The Day They Ran Out of Swabs

So, today a DFCS employee came to the daycare and took a DNA sample from our little Sugar Ray as we seek to confirm who his father is. We actually have two men that have been named as his dad and this sample will at least help us to know if one of them is or isn't. If not, we will test again. If neither of the tests yields a positive result, then his name will put in the newspaper to see if someone claims him as their son.

I can't even wrap my head and heart around that reality - that we are having to look for his father. It breaks my heart and makes me shake my head. The truth is he isn't the only one who has not been claimed by a father. There are so many like him including his brother. Last week, we went to the DFCS office where there is an appointed time twice a month for these tests to be administered in Muscogee County.

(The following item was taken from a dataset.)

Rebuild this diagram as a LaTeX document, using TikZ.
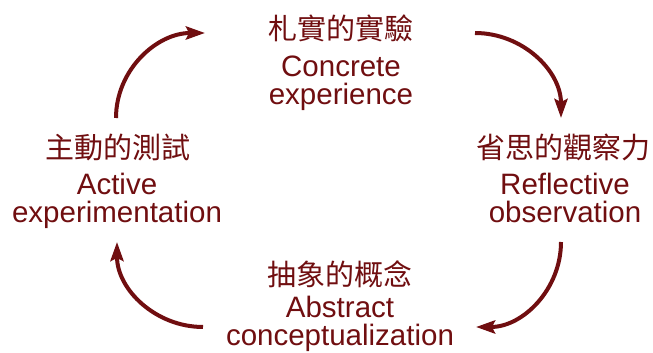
\documentclass[tikz,border=0pt]{standalone}
\usepackage{fontspec}
\setmainfont{Liberation Sans}
\newfontfamily\cjk{Noto Sans CJK TC}
\usetikzlibrary{arrows.meta,positioning}
\tikzset{zh/.style={font=\cjk\fontsize{29}{29}\selectfont,text=kolb,inner sep=0pt},
  en/.style={font=\fontsize{29.5}{28}\selectfont,text=kolb,align=center,anchor=base,inner sep=0pt},
  cyc/.style={draw=kolb,line width=4pt,-{Stealth[length=19pt,width=13pt,inset=3pt]}}}

\begin{document}
\begin{tikzpicture}[x=1pt,y=1pt]
            \definecolor{kolb}{RGB}{112,14,16}
            \useasboundingbox (0,0) rectangle (653,353);
            % the four stages
            \node [zh] (ceZh) at (341,325) {札實的實驗};
            \node [en] (ce) at (341,248) {Concrete\\experience};
            \node [zh] (roZh) at (563,206) {省思的觀察力};
            \node [en] (ro) at (565,130) {Reflective\\observation};
            \node [zh] (acZh) at (340,79) {抽象的概念};
            \node [en] (ac) at (340,7) {Abstract\\conceptualization};
            \node [zh] (aeZh) at (118,206) {主動的測試};
            \node [en] (ae) at (117,130) {Active\\experimentation};
            % arrow ends
            \coordinate (tl1) at (116,235);
            \coordinate (tl2) at (205,320);
            \coordinate (tr1) at (475,320);
            \coordinate (tr2) at (561,235);
            \coordinate (br1) at (561,111);
            \coordinate (br2) at (476,26);
            \coordinate (bl1) at (203,26);
            \coordinate (bl2) at (117,111);
            \foreach \a/\b/\o/\i in {tl1/tl2/90/180,tr1/tr2/0/90,br1/br2/-90/0,bl1/bl2/180/-90} {
                \draw [cyc] (\a) to [out=\o,in=\i] (\b);
            }
        \end{tikzpicture}
\end{document}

And the lobby was full of children. Children without known fathers.

This visit ended in frustration as they came out after about 30 minutes of waiting to tell us they had run out of swabs. Really?! I'm not sure how that even happens in their business and with something so important. But I am grateful that God somehow put his hand on my mouth, my mind and my heart and allowed me to walk out of the office calm and patient for the wait. Thinking about the test happening like it did today - without me there - God may have been protecting me. As much as we have been exposed to over the last year, this process just gets me on a deeper level. I may have cried right there in that office because that is not how it is supposed to be. A baby shouldn't have to give a DNA sample to know who his father is.

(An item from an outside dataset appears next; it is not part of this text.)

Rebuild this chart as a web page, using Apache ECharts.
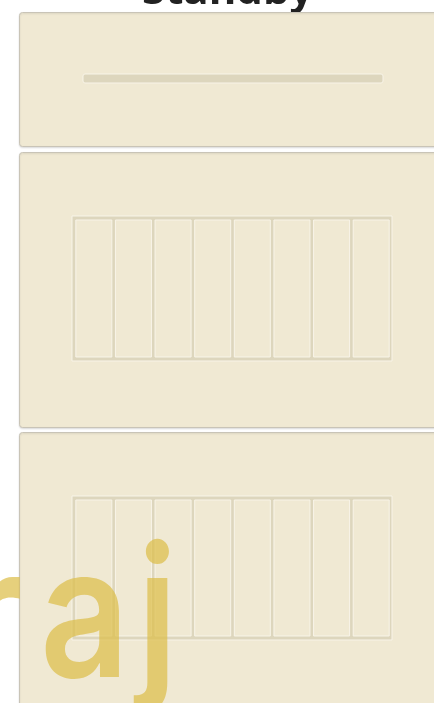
<!DOCTYPE html>
<html>
<head>
<meta charset="utf-8">
<script src="https://cdn.jsdelivr.net/npm/echarts@6/dist/echarts.min.js"></script>
<style>
html,body{margin:0;padding:0;background:#ffffff;}
#chart{width:434px;height:703px;}
</style>
</head>
<body>
<div id="chart"></div>
<script>
// ---- data ----
var titleText = 'Standby';
var watermarkText = 'raj';
var trackCategories = ['Standby'];
var trackValues = [0];
var columnCategories = ['1', '2', '3', '4', '5', '6', '7', '8'];
var panel2Values = [0, 0, 0, 0, 0, 0, 0, 0];
var panel3Values = [0, 0, 0, 0, 0, 0, 0, 0];

var PANEL_BG = '#f0e9d3';
var PANEL_BORDER = '#c9c4b7';
var TRACK = '#ddd6bd';
var LIGHT = '#f8f4e8';

var chart = echarts.init(document.getElementById('chart'), null, {renderer: 'canvas'});

function panel(y, h) {
  return {
    type: 'rect', z: -10, silent: true,
    shape: {x: 19.5, y: y + 0.5, width: 440, height: h, r: 3},
    style: {fill: PANEL_BG, stroke: PANEL_BORDER, lineWidth: 1,
      shadowColor: 'rgba(0,0,0,0.12)', shadowBlur: 2, shadowOffsetY: 1}
  };
}

function hiddenVal(gridIndex, extra) {
  return Object.assign({type: 'value', gridIndex: gridIndex, show: false, min: 0, max: 1,
    splitLine: {show: false}}, extra || {});
}

// watermark: one text, each letter a rich token so the spacing can follow the picture
var WM_FONT = {fontFamily: 'Inter', fontWeight: 600, fontSize: 181};
var wmPads = [20, 9, 0];
var wmRich = {};
var wmText = watermarkText.split('').map(function (ch, i) {
  var key = 'c' + i;
  wmRich[key] = Object.assign({padding: [0, wmPads[i] || 0, 0, 0]}, WM_FONT);
  return '{' + key + '|' + ch + '}';
}).join('');

var option = {
  animation: false,
  backgroundColor: '#ffffff',
  title: {
    text: titleText, left: 137, top: -34, z: -20,
    textStyle: {fontFamily: 'Open Sans', fontWeight: 'bold', fontSize: 42, color: '#222222'}
  },
  graphic: [
    panel(12, 134),
    panel(152, 275),
    panel(432, 300),
    {
      type: 'text', z: 100, silent: true,
      x: -39, y: 623, scaleX: 0.86,
      style: {
        text: wmText,
        rich: wmRich,
        font: '600 181px Inter',
        fill: 'rgba(221,190,73,0.72)',
        verticalAlign: 'middle', align: 'left'
      }
    }
  ],
  grid: [
    {left: 83, top: 74, width: 300, height: 9, show: false},
    {left: 72, top: 216, width: 320, height: 145, show: true, backgroundColor: TRACK, borderColor: LIGHT, borderWidth: 1},
    {left: 74, top: 220, width: 317, height: 137, show: false},
    {left: 72, top: 496, width: 320, height: 144, show: true, backgroundColor: TRACK, borderColor: LIGHT, borderWidth: 1},
    {left: 74, top: 500, width: 317, height: 136, show: false}
  ],
  xAxis: [
    {type: 'value', gridIndex: 0, show: false, min: 0, max: 100, splitLine: {show: false}},
    hiddenVal(1),
    {type: 'category', gridIndex: 2, data: columnCategories, show: false},
    hiddenVal(3),
    {type: 'category', gridIndex: 4, data: columnCategories, show: false}
  ],
  yAxis: [
    {type: 'category', gridIndex: 0, data: trackCategories, show: false},
    hiddenVal(1),
    {type: 'value', gridIndex: 2, show: false, min: 0, max: 100, splitLine: {show: false}},
    hiddenVal(3),
    {type: 'value', gridIndex: 4, show: false, min: 0, max: 100, splitLine: {show: false}}
  ],
  series: [
    {
      type: 'bar', xAxisIndex: 0, yAxisIndex: 0, data: trackValues, barWidth: 9,
      showBackground: true,
      backgroundStyle: {color: TRACK, borderColor: LIGHT, borderWidth: 1, borderRadius: 2},
      itemStyle: {color: '#c9a43a'}
    },
    {
      type: 'bar', xAxisIndex: 2, yAxisIndex: 2, data: panel2Values, barWidth: 36,
      showBackground: true,
      backgroundStyle: {color: PANEL_BG, borderColor: LIGHT, borderWidth: 1},
      itemStyle: {color: '#c9a43a'}
    },
    {
      type: 'bar', xAxisIndex: 4, yAxisIndex: 4, data: panel3Values, barWidth: 36,
      showBackground: true,
      backgroundStyle: {color: PANEL_BG, borderColor: LIGHT, borderWidth: 1},
      itemStyle: {color: '#c9a43a'}
    }
  ]
};
chart.setOption(option);
</script>
</body>
</html>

It's one of those things that punches me in the gut and I think a lot of that is because it is so different from my own experience. I never questioned who my dad was - I always knew and he was always there. I never had to go out searching for him, he found me. I was secure in him. Never a question or a doubt and for that I am grateful.

It shakes me to my core because it is so different from how God intended it to be. The Scripture is filled with references where God seeks out his children. From the very beginning in the garden, to sending Jesus to draw us nearer, to the parables of the Prodigal Son and the Lost Sheep and Coin - God is always searching, always seeking to claim us as His own. And that brings me encouragement in the midst of this brokenness.

God is searching and seeking and finding our Sugar Ray, his brothers and all of us no matter where we are. And there is nothing that will stop the search - not our doubts, our mistakes and not even fathers who don't have the strength for whatever reason to look for their children. Sugar Ray has a Heavenly Father and so do we. And as we wait on these results, that's more than enough for us.